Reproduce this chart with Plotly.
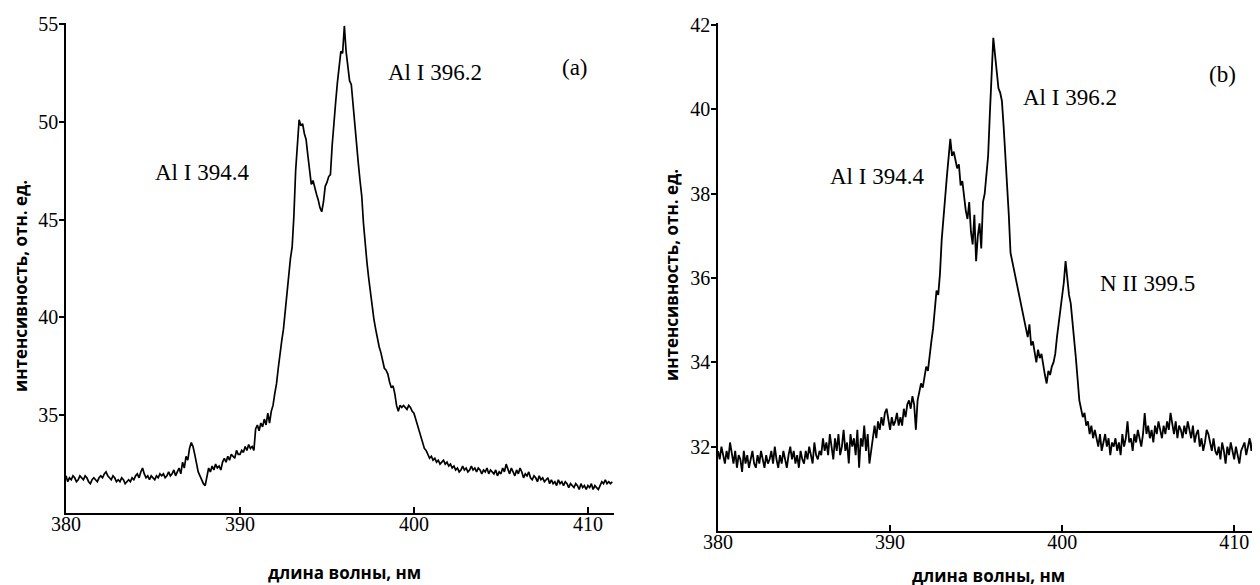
import plotly.graph_objects as go

# ---- data, wavelength grid 380.0 nm, step 0.1 nm ----
wl_start = 380.0
wl_step = 0.1

intensity_a = [
    31.9, 31.6, 31.8, 31.7, 31.9, 31.8, 31.6, 31.7, 31.9, 31.8,
    31.7, 31.9, 31.8, 31.6, 31.5, 31.7, 31.8, 31.7, 31.6, 31.8,
    31.9, 31.8, 32.0, 32.1, 31.9, 31.8, 31.7, 31.9, 31.8, 31.6,
    31.7, 31.6, 31.8, 31.7, 31.5, 31.6, 31.7, 31.6, 31.8, 31.7,
    31.9, 32.0, 31.8, 32.1, 32.3, 32.0, 31.8, 31.9, 31.7, 31.9,
    31.8, 31.7, 31.9, 31.8, 32.0, 31.9, 32.0, 31.8, 31.9, 32.1,
    31.9, 32.0, 32.2, 31.9, 32.1, 32.3, 32.0, 32.6, 32.3, 32.9,
    32.7, 33.3, 33.6, 33.4, 33.0, 32.5, 32.1, 31.9, 31.7, 31.5,
    31.4, 31.9, 32.3, 32.1, 32.4, 32.2, 32.5, 32.3, 32.4, 32.2,
    32.6, 32.8, 32.6, 32.9, 32.7, 33.0, 32.9, 32.8, 33.2, 33.0,
    33.0, 33.2, 33.1, 33.4, 33.2, 33.5, 33.3, 33.4, 33.2, 34.3,
    34.5, 34.2, 34.6, 34.4, 34.8, 34.5, 35.1, 34.6, 35.2, 35.5,
    36.1, 36.6, 37.4, 38.2, 38.8, 39.4, 40.3, 41.2, 42.2, 43.0,
    43.6, 45.2, 47.5, 48.8, 50.1, 49.8, 49.9, 49.4, 49.1, 48.3,
    47.6, 46.8, 47.0, 46.6, 46.3, 46.0, 45.6, 45.4, 45.9, 46.7,
    46.9, 47.2, 47.3, 48.8, 50.2, 51.0, 52.0, 53.0, 53.6, 53.5,
    54.9, 53.6, 52.8, 52.1, 51.9, 50.8, 49.8, 48.6, 47.9, 47.0,
    46.2, 44.8, 43.7, 42.8, 42.0, 41.2, 40.5, 39.9, 39.4, 38.9,
    38.5, 38.2, 37.7, 37.4, 37.3, 37.1, 36.7, 36.4, 36.5, 36.1,
    35.5, 35.2, 35.5, 35.4, 35.5, 35.4, 35.3, 35.5, 35.4, 35.2,
    35.1, 34.8, 34.5, 34.2, 34.0, 33.6, 33.3, 33.2, 33.0, 32.8,
    32.9, 32.7, 32.8, 32.6, 32.7, 32.5, 32.6, 32.7, 32.5, 32.6,
    32.4, 32.5, 32.3, 32.4, 32.2, 32.3, 32.1, 32.2, 32.4, 32.2,
    32.3, 32.1, 32.2, 32.4, 32.2, 32.3, 32.1, 32.3, 32.2, 32.0,
    32.2, 32.1, 32.3, 32.0, 32.2, 32.1, 32.0, 32.2, 31.9, 32.1,
    32.0, 32.3, 32.1, 32.5, 32.2, 32.0, 32.3, 32.1, 31.9, 32.2,
    32.0, 32.3, 32.1, 31.8, 32.0, 31.9, 32.1, 31.8, 31.7, 31.9,
    31.8, 31.6, 31.9, 31.7, 31.8, 31.6, 31.7, 31.8, 31.5, 31.7,
    31.5, 31.6, 31.4, 31.7, 31.5, 31.6, 31.4, 31.6, 31.5, 31.3,
    31.5, 31.4, 31.3, 31.5, 31.4, 31.2, 31.5, 31.3, 31.4, 31.2,
    31.4, 31.3, 31.5, 31.2, 31.4, 31.3, 31.2, 31.4, 31.6, 31.5,
    31.7, 31.5, 31.6, 31.5, 31.6,
]

intensity_b = [
    31.9, 31.7, 32.0, 31.8, 31.6, 31.9, 31.7, 32.1, 31.8, 31.6,
    31.9, 31.5, 31.8, 31.7, 31.4, 31.9, 31.6, 31.8, 31.5, 31.7,
    31.9, 31.6, 31.5, 31.8, 31.6, 31.9, 31.7, 31.5, 31.8, 31.6,
    31.7, 31.9, 31.6, 32.0, 31.7, 31.5, 31.8, 31.6, 31.9, 31.7,
    31.5, 31.8, 32.0, 31.7, 31.9, 31.6, 31.8, 31.5, 31.9, 31.7,
    31.6, 31.9, 31.7, 32.0, 31.8, 31.6, 32.1, 31.8, 31.7, 31.9,
    31.8, 32.2, 31.9, 32.1, 31.8, 32.3, 32.0, 31.7, 32.2, 31.9,
    32.3, 31.8, 32.0, 32.4, 31.9, 32.1, 31.6, 32.3, 32.0, 32.2,
    31.8, 32.4, 31.5, 32.2, 32.0, 32.5, 31.9, 32.3, 31.6, 31.9,
    32.3, 32.5, 32.2, 32.6, 32.4, 32.7, 32.5, 32.8, 32.9, 32.6,
    32.4, 32.7, 32.5, 32.6, 32.8, 32.5, 32.7, 32.5, 32.9, 32.7,
    33.0, 33.1, 32.9, 33.2, 33.0, 32.4, 33.1, 33.3, 33.5, 33.4,
    33.7, 33.9, 33.8, 34.2, 34.5, 34.8, 35.2, 35.7, 35.6, 36.1,
    36.9, 37.5, 37.9, 38.4, 38.9, 39.3, 38.9, 39.0, 38.8, 38.6,
    38.7, 38.2, 38.3, 37.9, 37.6, 37.4, 37.8, 37.1, 36.8, 37.5,
    36.4, 37.0, 37.3, 36.7, 37.8, 38.0, 38.5, 38.9, 39.9, 40.9,
    41.7, 41.3, 40.9, 40.5, 40.4, 40.2, 39.6, 38.9, 38.4, 37.5,
    36.6, 36.4, 36.2, 36.0, 35.8, 35.6, 35.4, 35.2, 35.0, 34.8,
    34.6, 34.9, 34.4, 34.5, 34.2, 34.0, 34.3, 34.1, 34.2, 33.9,
    33.7, 33.5, 33.8, 33.7, 33.9, 34.0, 34.2, 34.6, 34.9, 35.2,
    35.6, 35.9, 36.4, 35.9, 35.6, 35.4, 35.0, 34.6, 34.1, 33.6,
    33.1, 32.9, 32.7, 32.8, 32.5, 32.6, 32.3, 32.5, 32.2, 32.4,
    32.2, 32.0, 32.3, 31.9, 32.1, 32.3, 32.0, 32.2, 31.8, 32.1,
    32.0, 32.2, 31.9, 32.1, 31.8, 32.3, 32.0, 32.2, 32.6, 32.1,
    32.2, 31.9, 32.3, 32.1, 32.4, 32.2, 32.0, 32.3, 32.8, 32.3,
    32.5, 32.2, 32.4, 32.1, 32.5, 32.3, 32.6, 32.4, 32.2, 32.5,
    32.3, 32.6, 32.4, 32.8, 32.5, 32.3, 32.6, 32.2, 32.5, 32.4,
    32.2, 32.5, 32.3, 32.6, 32.4, 32.2, 32.5, 32.1, 32.3, 32.4,
    32.0, 32.2, 31.9, 32.1, 32.4, 32.3, 32.1, 31.9, 32.2, 31.9,
    31.8, 32.0, 31.7, 32.1, 31.9, 31.6, 32.0, 31.8, 32.1, 31.9,
    31.7, 32.0, 31.8, 31.6, 31.9, 32.0, 32.1, 31.8, 32.0, 32.2,
    31.9, 32.2, 32.0, 32.3,
]

x_ticks = [380, 390, 400, 410]
y_ticks_a = [35, 40, 45, 50, 55]
y_ticks_b = [32, 34, 36, 38, 40, 42]

labels_a = ["(a)", "Al I 396.2", "Al I 394.4"]
labels_b = ["(b)", "Al I 396.2", "Al I 394.4", "N II 399.5"]

y_title = "интенсивность, отн. ед."
x_title = "длина волны, нм"

wl_a = [round(wl_start + wl_step * i, 2) for i in range(len(intensity_a))]
wl_b = [round(wl_start + wl_step * i, 2) for i in range(len(intensity_b))]

W, H = 1260, 585
OFF = 8  # page body margin offset in the browser
def px(x):
    return (x - OFF) / W
def py(y):
    return 1 - (y - OFF) / H

fig = go.Figure()
fig.add_trace(go.Scatter(x=wl_a, y=intensity_a, mode="lines",
                         line=dict(color="black", width=1.7), xaxis="x", yaxis="y",
                         showlegend=False))
fig.add_trace(go.Scatter(x=wl_b, y=intensity_b, mode="lines",
                         line=dict(color="black", width=1.8), xaxis="x2", yaxis="y2",
                         showlegend=False))

serif = "Liberation Serif, Times New Roman, serif"
sans = "Open Sans, Noto Sans, sans-serif"

xaxis_common = dict(showgrid=False, zeroline=False, showline=True, linecolor="black",
                    linewidth=2, ticks="inside", ticklen=6, tickwidth=2, tickcolor="black",
                    automargin=False, ticklabelstandoff=-8,
                    tickvals=x_ticks, tickfont=dict(family=serif, size=20, color="black"))
yaxis_common = dict(showgrid=False, zeroline=False, showline=True, linecolor="black",
                    linewidth=1.5, ticks="outside", ticklen=5, tickwidth=1.5, tickcolor="black",
                    automargin=False, ticklabelstandoff=-3,
                    tickfont=dict(family=serif, size=20, color="black"))

fig.update_layout(
    width=W, height=H,
    margin=dict(l=0, r=0, t=0, b=0, pad=0, autoexpand=False),
    paper_bgcolor="white", plot_bgcolor="white",
    xaxis=dict(domain=[px(66), px(614)], range=[380, 411.5], anchor="y", **xaxis_common),
    yaxis=dict(domain=[py(513), py(23)], range=[30, 55.05], anchor="x",
               tickvals=y_ticks_a, **yaxis_common),
    xaxis2=dict(domain=[px(718), px(1260)], range=[380, 411.5], anchor="y2", **xaxis_common),
    yaxis2=dict(domain=[py(531), py(23)], range=[30, 42.05], anchor="x2",
                tickvals=y_ticks_b, **yaxis_common),
)

ann = []
def txt(x, y, t, size=23, family=serif, bold=False, angle=0):
    ann.append(dict(x=px(x), y=py(y), xref="paper", yref="paper", text=("<b>%s</b>" % t) if bold else t,
                    showarrow=False, xanchor="center", yanchor="middle", textangle=angle,
                    font=dict(family=family, size=size, color="black")))

# panel (a) labels
txt(575, 68, labels_a[0])
txt(435, 72, labels_a[1])
txt(202, 172, labels_a[2])
# panel (b) labels
txt(1222, 74, labels_b[0])
txt(1070, 97, labels_b[1])
txt(877, 177, labels_b[2])
txt(1147, 283, labels_b[3])

# axis titles
txt(20, 286, y_title, size=17, family=sans, bold=True, angle=-90)
txt(672, 275, y_title, size=17, family=sans, bold=True, angle=-90)
txt(344, 572, x_title, size=17, family=sans, bold=True)
txt(988, 575, x_title, size=17, family=sans, bold=True)

fig.update_layout(annotations=ann)
fig.write_html("out.html")
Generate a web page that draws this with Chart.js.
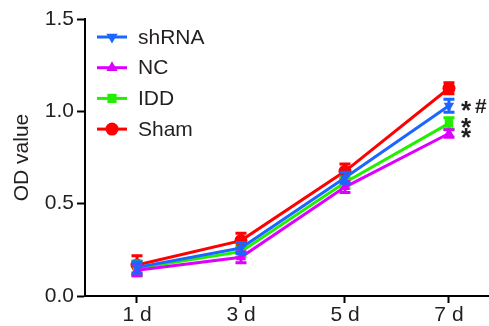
<!DOCTYPE html>
<html><head><meta charset="utf-8">
<script src="https://cdn.jsdelivr.net/npm/chart.js@4"></script>
<style>html,body{margin:0;padding:0;background:#fff;overflow:hidden}#wrap{width:489px;height:326px;position:relative}</style>
</head><body><div id="wrap"><canvas id="c"></canvas></div>
<script>
const categories = ["1 d", "3 d", "5 d", "7 d"];
const days = [1, 3, 5, 7];
const seriesNames = ["shRNA", "NC", "IDD", "Sham"];
const shRNA = [0.155, 0.26, 0.64, 1.03];
const NC = [0.14, 0.21, 0.59, 0.88];
const IDD = [0.15, 0.24, 0.615, 0.935];
const Sham = [0.168, 0.30, 0.675, 1.125];
const shRNAErr = [0.03, 0.03, 0.03, 0.035];
const NCErr = [0.03, 0.03, 0.03, 0.02];
const IDDErr = [0.04, 0.03, 0.03, 0.03];
const ShamErr = [0.05, 0.04, 0.04, 0.03];
const marks7d = ["*#", "*", "*", ""];
const yTicks = [0, 0.5, 1.0, 1.5];

const colors = ["#1a66ff", "#dd00ff", "#22ee00", "#ff0000"];
const shapes = ["triangle", "triangle", "rect", "circle"];
const rotations = [180, 0, 0, 0];
const values = [shRNA, NC, IDD, Sham];
const errs = [shRNAErr, NCErr, IDDErr, ShamErr];
const FONT = "'Liberation Sans', Arial, sans-serif";
const TXT = "#231f20";

const datasets = seriesNames.map((n, i) => ({
  label: n,
  data: days.map((d, j) => ({x: d, y: values[i][j]})),
  borderColor: colors[i], backgroundColor: colors[i],
  borderWidth: 3, pointStyle: shapes[i], pointRotation: rotations[i],
  pointRadius: i === 3 ? 6.5 : 6, pointBorderWidth: 0, tension: 0,
  errs: errs[i]
}));

const errPlugin = {
  id: 'err',
  beforeDatasetDraw(chart, args) {
    const ctx = chart.ctx, ds = chart.data.datasets[args.index];
    const xs = chart.scales.x, ys = chart.scales.y;
    ctx.save(); ctx.strokeStyle = ds.borderColor; ctx.lineWidth = 3;
    ds.data.forEach((p, j) => {
      const x = xs.getPixelForValue(p.x);
      const y1 = ys.getPixelForValue(p.y + ds.errs[j]);
      const y2 = ys.getPixelForValue(p.y - ds.errs[j]);
      ctx.beginPath();
      ctx.moveTo(x, y1); ctx.lineTo(x, y2);
      ctx.moveTo(x - 5.5, y1); ctx.lineTo(x + 5.5, y1);
      ctx.moveTo(x - 5.5, y2); ctx.lineTo(x + 5.5, y2);
      ctx.stroke();
    });
    ctx.restore();
  },
  afterDraw(chart) {
    const ctx = chart.ctx, xs = chart.scales.x, ys = chart.scales.y;
    ctx.save();
    ctx.fillStyle = TXT; ctx.textAlign = "left"; ctx.textBaseline = "alphabetic";
    const x0 = xs.getPixelForValue(days[3]) + 12;
    marks7d.forEach((m, i) => {
      const cy = ys.getPixelForValue(values[i][3]) - 1;
      let x = x0;
      for (const ch of m) {
        if (ch === "*") {
          ctx.font = "bold 26px " + FONT;
          ctx.fillText(ch, x, cy + 14);
          x += 14;
        } else {
          ctx.font = "bold 21px " + FONT;
          ctx.fillText(ch, x, cy + 8);
          x += 13;
        }
      }
    });
    ctx.font = "21px " + FONT; ctx.textBaseline = "middle";
    seriesNames.forEach((n, i) => {
      const y = 37 + i * 30.7;
      ctx.strokeStyle = colors[i]; ctx.lineWidth = 3;
      ctx.beginPath(); ctx.moveTo(97, y); ctx.lineTo(127, y); ctx.stroke();
      ctx.fillStyle = colors[i];
      Chart.helpers.drawPoint(ctx, {pointStyle: shapes[i], rotation: rotations[i], radius: 6.5, borderWidth: 0}, 112, y);
      ctx.fillStyle = TXT;
      ctx.fillText(n, 138, y + 1);
    });
    ctx.restore();
  }
};

new Chart(document.getElementById('c'), {
  type: 'line',
  data: { datasets },
  plugins: [errPlugin],
  options: {
    responsive: true, maintainAspectRatio: false, animation: false,
    layout: { autoPadding: false, padding: { top: 19, right: 0, left: 0, bottom: 0 } },
    plugins: { legend: { display: false }, tooltip: { enabled: false } },
    scales: {
      x: {
        type: 'linear', min: 0, max: 7.77,
        afterBuildTicks: s => { s.ticks = days.map(v => ({ value: v })); },
        afterFit: s => { s.height = 30; },
        ticks: { callback: v => categories[days.indexOf(v)], color: TXT, font: { family: FONT, size: 21 }, padding: 0, maxRotation: 0, autoSkip: false },
        grid: { display: true, drawOnChartArea: false, drawTicks: true, tickLength: 7, tickWidth: 2, color: "#000" },
        border: { display: true, width: 2, color: "#000" }
      },
      y: {
        min: 0, max: 1.5,
        afterBuildTicks: s => { s.ticks = yTicks.map(v => ({ value: v })); },
        afterFit: s => { s.width = 85; },
        ticks: { callback: v => v.toFixed(1), color: TXT, font: { family: FONT, size: 21 }, padding: 3 },
        grid: { display: true, drawOnChartArea: false, drawTicks: true, tickLength: 8, tickWidth: 2, color: "#000" },
        border: { display: true, width: 2, color: "#000" },
        title: { display: true, text: "OD value", color: TXT, font: { family: FONT, size: 21 }, padding: { top: 10, bottom: 0 } }
      }
    }
  }
});
</script></body></html>
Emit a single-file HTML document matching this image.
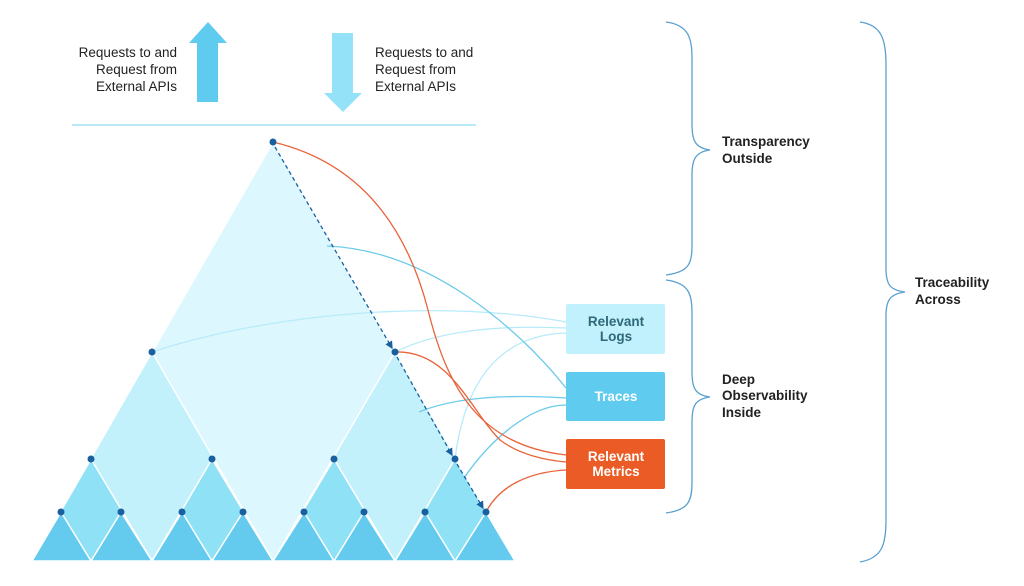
<!DOCTYPE html>
<html><head><meta charset="utf-8"><style>
html,body{margin:0;padding:0;background:#fff;}
svg{display:block;font-family:"Liberation Sans",sans-serif;}
</style></head><body>
<svg width="1024" height="586" viewBox="0 0 1024 586" xmlns="http://www.w3.org/2000/svg">
<defs>
<marker id="ah" markerWidth="6" markerHeight="6" refX="5" refY="3" orient="auto"><path d="M0,0 L6,3 L0,6 z" fill="#1a5f9e"/></marker>
</defs>
<polygon points="208,22 227,43 218,43 218,102 197,102 197,43 189,43" fill="#5fcbef"/>
<polygon points="332,33 353,33 353,93 362,93 343,112 324,93 332,93" fill="#93e2f8"/>
<g font-size="13.5" fill="#222">
<text x="177" y="57" text-anchor="end">Requests to and</text>
<text x="177" y="74" text-anchor="end">Request from</text>
<text x="177" y="91" text-anchor="end">External APIs</text>
<text x="375" y="57">Requests to and</text>
<text x="375" y="74">Request from</text>
<text x="375" y="91">External APIs</text>
</g>
<line x1="72" y1="125" x2="476" y2="125" stroke="#8fdcf4" stroke-width="1.3"/>
<g stroke="#fff" stroke-width="1.5">
<polygon points="273,142 515,561 32,561" fill="#dcf7fd"/>
<polygon points="152,352 273,561 32,561" fill="#c2f1fc"/>
<polygon points="395,352 515,561 273,561" fill="#c2f1fc"/>
<polygon points="91,459 152,561 32,561" fill="#8fe1f6"/>
<polygon points="212,459 273,561 152,561" fill="#8fe1f6"/>
<polygon points="334,459 395,561 273,561" fill="#8fe1f6"/>
<polygon points="455,459 515,561 395,561" fill="#8fe1f6"/>
<g fill="#64caee">
<polygon points="61,512 91,561 32,561"/><polygon points="121,512 152,561 91,561"/>
<polygon points="182,512 212,561 152,561"/><polygon points="243,512 273,561 212,561"/>
<polygon points="304,512 334,561 273,561"/><polygon points="364,512 395,561 334,561"/>
<polygon points="425,512 455,561 395,561"/><polygon points="486,512 515,561 455,561"/>
</g>
</g>
<g fill="none" stroke-width="1.3">
<path d="M152,352 C280,310 450,300 566,322" stroke="#b8ebf9"/>
<path d="M395,352 C440,330 500,325 566,328" stroke="#b8ebf9"/>
<path d="M455,459 C465,380 500,335 566,333" stroke="#b8ebf9"/>
<path d="M327,246 C430,250 520,330 566,388" stroke="#6ccbea"/>
<path d="M419,412 C460,395 520,395 566,398" stroke="#6ccbea"/>
<path d="M464,478 C490,440 530,405 566,405" stroke="#6ccbea"/>
<path d="M273,142 C370,165 410,240 428,310 C448,390 480,445 566,455" stroke="#e8643a"/>
<path d="M395,352 C450,350 470,410 500,440 C520,455 545,460 566,462" stroke="#e8643a"/>
<path d="M486,512 C500,485 530,472 566,470" stroke="#e8643a"/>
<path d="M275,147 L392,348" stroke="#1a5f9e" stroke-dasharray="4,3" marker-end="url(#ah)"/>
<path d="M397,357 L452,455" stroke="#1a5f9e" stroke-dasharray="4,3" marker-end="url(#ah)"/>
<path d="M457,464 L483,508" stroke="#1a5f9e" stroke-dasharray="4,3" marker-end="url(#ah)"/>
</g>
<g fill="#1a5f9e">
<circle cx="273" cy="142" r="3.5"/><circle cx="152" cy="352" r="3.5"/><circle cx="395" cy="352" r="3.5"/>
<circle cx="91" cy="459" r="3.5"/><circle cx="212" cy="459" r="3.5"/><circle cx="334" cy="459" r="3.5"/><circle cx="455" cy="459" r="3.5"/>
<circle cx="61" cy="512" r="3.5"/><circle cx="121" cy="512" r="3.5"/><circle cx="182" cy="512" r="3.5"/><circle cx="243" cy="512" r="3.5"/>
<circle cx="304" cy="512" r="3.5"/><circle cx="364" cy="512" r="3.5"/><circle cx="425" cy="512" r="3.5"/><circle cx="486" cy="512" r="3.5"/>
</g>
<rect x="566" y="304" width="99" height="50" rx="2" fill="#c1f1fd"/>
<rect x="566" y="372" width="99" height="49" rx="2" fill="#5fcbef"/>
<rect x="566" y="439" width="99" height="50" rx="2" fill="#eb5b25"/>
<g font-size="13.5" font-weight="bold" text-anchor="middle">
<text x="616" y="326" fill="#2f6878">Relevant</text>
<text x="616" y="341" fill="#2f6878">Logs</text>
<text x="616" y="401" fill="#fff">Traces</text>
<text x="616" y="461" fill="#fff">Relevant</text>
<text x="616" y="476" fill="#fff">Metrics</text>
</g>
<g fill="none" stroke="#5aa0cf" stroke-width="1.3">
<path d="M666,22 C690,25 692,40 692,60 L692,125 C692,140 695,148 710,150 C695,152 692,160 692,175 L692,245 C692,265 688,272 666,275"/>
<path d="M666,280 C690,283 692,295 692,315 L692,372 C692,388 695,395 710,397 C695,399 692,406 692,422 L692,482 C692,502 688,510 666,513"/>
<path d="M860,22 C882,25 886,40 886,65 L886,268 C886,285 890,290 905,292 C890,294 886,300 886,316 L886,520 C886,545 882,558 860,562"/>
</g>
<g font-size="13.5" font-weight="bold" fill="#222">
<text x="722" y="146">Transparency</text><text x="722" y="163">Outside</text>
<text x="722" y="384">Deep</text><text x="722" y="400">Observability</text><text x="722" y="417">Inside</text>
<text x="915" y="287">Traceability</text><text x="915" y="304">Across</text>
</g>
</svg>
</body></html>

TASK OBJECTIVE:
Without the pictures, please reproduce each line of the listing above exactly, from the first one through the line bearing "wl_step = 0.1".

EXERCISE SOLUTION:
Reproduce this chart with Plotly.
import plotly.graph_objects as go

# ---- data, wavelength grid 380.0 nm, step 0.1 nm ----
wl_start = 380.0
wl_step = 0.1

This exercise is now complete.